▸ **GIVEN EXERCISE**
With the pictures left out, copy the listing below exactly.

——

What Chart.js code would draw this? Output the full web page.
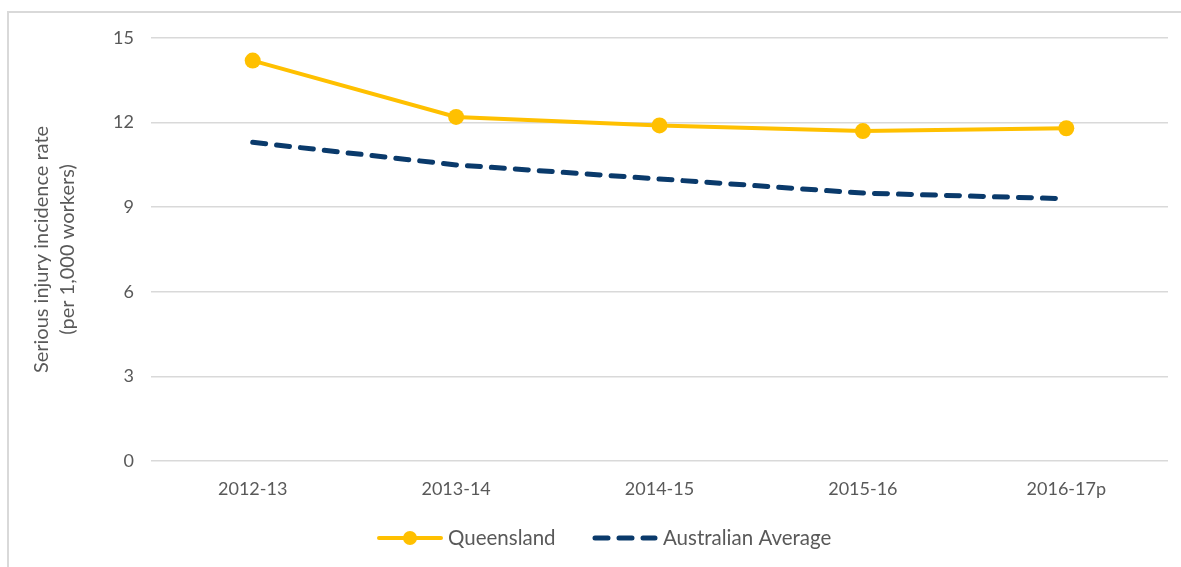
<!DOCTYPE html>
<html>
<head>
<meta charset="utf-8">
<script src="https://cdn.jsdelivr.net/npm/chart.js@4"></script>
<style>
  html, body { margin: 0; padding: 0; background: #fff; }
  #wrap { position: relative; width: 1181px; height: 567px; }
  #frame { position: absolute; left: 7px; top: 11px; right: 0; bottom: 0; border-top: 2px solid #d9d9d9; border-left: 2px solid #d9d9d9; }
  canvas { position: absolute; left: 0; top: 0; }
</style>
</head>
<body>
<div id="wrap">
  <div id="frame"></div>
  <canvas id="chart" width="1181" height="567"></canvas>
</div>
<script>
'use strict';

const categories = ['2012-13', '2013-14', '2014-15', '2015-16', '2016-17p'];
const queensland = [14.2, 12.2, 11.9, 11.7, 11.8];
const australianAverage = [11.3, 10.5, 10.0, 9.5, 9.3];
const yTicks = [0, 3, 6, 9, 12, 15];

const fontFamily = 'Lato, "Open Sans", sans-serif';
const labelColor = '#595959';
const gridColor = '#d9d9d9';
const qldColor = '#ffc000';
const ausColor = '#0a3a6b';

// Legenda disegnata a mano per avere linea + marker come in Excel
const customLegend = {
  id: 'custom_legend',
  afterDraw: (chart) => {
    const { ctx } = chart;
    const y = 538;
    ctx.save();
    ctx.font = '20.5px ' + fontFamily;
    ctx.textBaseline = 'middle';
    ctx.fillStyle = labelColor;

    // Queensland
    ctx.strokeStyle = qldColor;
    ctx.lineWidth = 4;
    ctx.lineCap = 'round';
    ctx.beginPath();
    ctx.moveTo(379, y);
    ctx.lineTo(441, y);
    ctx.stroke();
    ctx.fillStyle = qldColor;
    ctx.beginPath();
    ctx.arc(410, y, 7, 0, Math.PI * 2);
    ctx.fill();
    ctx.fillStyle = labelColor;
    ctx.fillText('Queensland', 448, y);

    // Australian Average
    ctx.strokeStyle = ausColor;
    ctx.lineWidth = 5;
    ctx.setLineDash([13, 11]);
    ctx.beginPath();
    ctx.moveTo(595, y);
    ctx.lineTo(655, y);
    ctx.stroke();
    ctx.setLineDash([]);
    ctx.fillText('Australian Average', 663, y);
    ctx.restore();
  },
};

const ctx = document.getElementById('chart').getContext('2d');
new Chart(ctx, {
  type: 'line',
  data: {
    labels: categories,
    datasets: [
      {
        label: 'Australian Average',
        data: australianAverage,
        borderColor: ausColor,
        borderWidth: 5,
        borderDash: [13, 11],
        borderCapStyle: 'round',
        pointRadius: 0,
        tension: 0,
        fill: false,
      },
      {
        label: 'Queensland',
        data: queensland,
        borderColor: qldColor,
        backgroundColor: qldColor,
        borderWidth: 4,
        pointRadius: 8,
        pointBorderWidth: 0,
        tension: 0,
        fill: false,
      },
    ],
  },
  options: {
    responsive: false,
    animation: false,
    layout: {
      padding: { top: 38, right: 13, bottom: 56, left: 0 },
    },
    plugins: {
      legend: { display: false },
      tooltip: { enabled: false },
    },
    scales: {
      x: {
        offset: true,
        grid: { display: false, drawTicks: false },
        border: { display: false },
        ticks: {
          color: labelColor,
          font: { family: fontFamily, size: 18 },
          padding: 17,
          maxRotation: 0,
        },
        afterFit: (scale) => {
          scale.height = 50;
        },
      },
      y: {
        min: 0,
        max: 15,
        afterBuildTicks: (scale) => {
          scale.ticks = yTicks.map((v) => ({ value: v }));
        },
        grid: { color: gridColor, lineWidth: 1.5, drawTicks: false },
        border: { display: false },
        ticks: {
          color: labelColor,
          font: { family: fontFamily, size: 18 },
          padding: 17,
        },
        title: {
          display: true,
          text: ['Serious injury incidence rate', '(per 1,000 workers)'],
          color: labelColor,
          font: { family: fontFamily, size: 20, lineHeight: 1.3 },
          padding: { top: 29, bottom: 0 },
        },
        afterFit: (scale) => {
          scale.width = 151;
        },
      },
    },
  },
  plugins: [customLegend],
});
</script>
</body>
</html>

——

▸ **RESULT OF THIS EXERCISE**
What Chart.js code would draw this? Output the full web page.
<!DOCTYPE html>
<html>
<head>
<meta charset="utf-8">
<script src="https://cdn.jsdelivr.net/npm/chart.js@4"></script>
<style>
  html, body { margin: 0; padding: 0; background: #fff; }
  #wrap { position: relative; width: 1181px; height: 567px; }
  #frame { position: absolute; left: 7px; top: 11px; right: 0; bottom: 0; border-top: 2px solid #d9d9d9; border-left: 2px solid #d9d9d9; }
  canvas { position: absolute; left: 0; top: 0; }
</style>
</head>
<body>
<div id="wrap">
  <div id="frame"></div>
  <canvas id="chart" width="1181" height="567"></canvas>
</div>
<script>
'use strict';

const categories = ['2012-13', '2013-14', '2014-15', '2015-16', '2016-17p'];
const queensland = [14.2, 12.2, 11.9, 11.7, 11.8];
const australianAverage = [11.3, 10.5, 10.0, 9.5, 9.3];
const yTicks = [0, 3, 6, 9, 12, 15];

const fontFamily = 'Lato, "Open Sans", sans-serif';
const labelColor = '#595959';
const gridColor = '#d9d9d9';
const qldColor = '#ffc000';
const ausColor = '#0a3a6b';

// Legenda disegnata a mano per avere linea + marker come in Excel
const customLegend = {
  id: 'custom_legend',
  afterDraw: (chart) => {
    const { ctx } = chart;
    const y = 538;
    ctx.save();
    ctx.font = '20.5px ' + fontFamily;
    ctx.textBaseline = 'middle';
    ctx.fillStyle = labelColor;

    // Queensland
    ctx.strokeStyle = qldColor;
    ctx.lineWidth = 4;
    ctx.lineCap = 'round';
    ctx.beginPath();
    ctx.moveTo(379, y);
    ctx.lineTo(441, y);
    ctx.stroke();
    ctx.fillStyle = qldColor;
    ctx.beginPath();
    ctx.arc(410, y, 7, 0, Math.PI * 2);
    ctx.fill();
    ctx.fillStyle = labelColor;
    ctx.fillText('Queensland', 448, y);

    // Australian Average
    ctx.strokeStyle = ausColor;
    ctx.lineWidth = 5;
    ctx.setLineDash([13, 11]);
    ctx.beginPath();
    ctx.moveTo(595, y);
    ctx.lineTo(655, y);
    ctx.stroke();
    ctx.setLineDash([]);
    ctx.fillText('Australian Average', 663, y);
    ctx.restore();
  },
};

const ctx = document.getElementById('chart').getContext('2d');
new Chart(ctx, {
  type: 'line',
  data: {
    labels: categories,
    datasets: [
      {
        label: 'Australian Average',
        data: australianAverage,
        borderColor: ausColor,
        borderWidth: 5,
        borderDash: [13, 11],
        borderCapStyle: 'round',
        pointRadius: 0,
        tension: 0,
        fill: false,
      },
      {
        label: 'Queensland',
        data: queensland,
        borderColor: qldColor,
        backgroundColor: qldColor,
        borderWidth: 4,
        pointRadius: 8,
        pointBorderWidth: 0,
        tension: 0,
        fill: false,
      },
    ],
  },
  options: {
    responsive: false,
    animation: false,
    layout: {
      padding: { top: 38, right: 13, bottom: 56, left: 0 },
    },
    plugins: {
      legend: { display: false },
      tooltip: { enabled: false },
    },
    scales: {
      x: {
        offset: true,
        grid: { display: false, drawTicks: false },
        border: { display: false },
        ticks: {
          color: labelColor,
          font: { family: fontFamily, size: 18 },
          padding: 17,
          maxRotation: 0,
        },
        afterFit: (scale) => {
          scale.height = 50;
        },
      },
      y: {
        min: 0,
        max: 15,
        afterBuildTicks: (scale) => {
          scale.ticks = yTicks.map((v) => ({ value: v }));
        },
        grid: { color: gridColor, lineWidth: 1.5, drawTicks: false },
        border: { display: false },
        ticks: {
          color: labelColor,
          font: { family: fontFamily, size: 18 },
          padding: 17,
        },
        title: {
          display: true,
          text: ['Serious injury incidence rate', '(per 1,000 workers)'],
          color: labelColor,
          font: { family: fontFamily, size: 20, lineHeight: 1.3 },
          padding: { top: 29, bottom: 0 },
        },
        afterFit: (scale) => {
          scale.width = 151;
        },
      },
    },
  },
  plugins: [customLegend],
});
</script>
</body>
</html>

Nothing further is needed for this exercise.